Ever Power would withdraw its $1.8M in escrow

Published: Monday, May 5, 2014 2:28 p.m. CST • Updated: Tuesday, May 6, 2014 1:58 p.m. CST

PRINCETON – When the Big Sky wind farm started a few years ago in Bureau County, it set aside money in escrow, in case the company abandoned the project and the county needed to take down the turbines.

That money was required by the county. The account contains nearly $1.8 million.

Now, the wind farm's prospective owner wants to do away with the escrow account and go, instead, with a letter of credit, which is a bank-guaranteed promise to pay.

In a 5-2 vote, the county's zoning board last month recommended the County Board keep the cash in escrow. Shortly after, the County Board delayed a decision until State's Attorney Pat Herrmann could get an opinion from a Springfield attorney, according to the meeting minutes.

At a meeting Monday night, the zoning board is expected to reconsider the issue. The County Board is slated to vote on Pittsburgh-based Ever Power's request next Tuesday.

Ever Power has 114 turbines, about evenly split between Bureau and Lee counties, many of which surround the Bureau County village of Ohio.

Deb Anderson, who lives in that area, has long called for more regulation of wind turbines, including tough decommissioning standards.

"A letter of credit is only as good as the paper it's written on," Anderson said. "The way the banking industry is right now, what's to say the bank won't go belly up?"

Besides, she said, the nearly $1.8 million is nowhere near the amount of money that would be needed to take down the turbines.

Former Franklin Grove Village President Bob Logan, who has researched wind energy issues, agreed.

"Cash escrow means you have the money on hand," Logan said. "If the [wind] companies go bankrupt, as many of them do, the letters of credit are worthless.
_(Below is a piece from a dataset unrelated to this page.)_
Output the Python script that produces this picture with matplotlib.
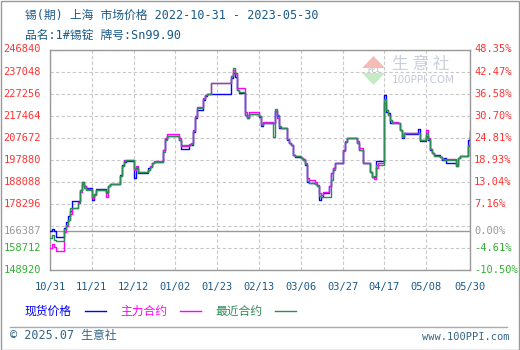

Cash escrow is definitely better than a line of credit."

Ever Power is about ready to close on the purchase of the Big Sky wind farm from India-based Suzlon, said Mike Speerschneider, the company's public policy officer.

"We think a letter of credit is just as safe," he said. "We're working with the county to work within the parameters of the decommissioning plan."

Lee County has a letter of credit for its half of the Big Sky project, Speerschneider said.

To attend

The Bureau County Board will meet at 6:30 p.m. Tuesday, May 13, at the County Courthouse. It is expected to vote on Pittsburgh-based Ever Power’s request to move nearly $1.8 million from escrow to a letter of credit.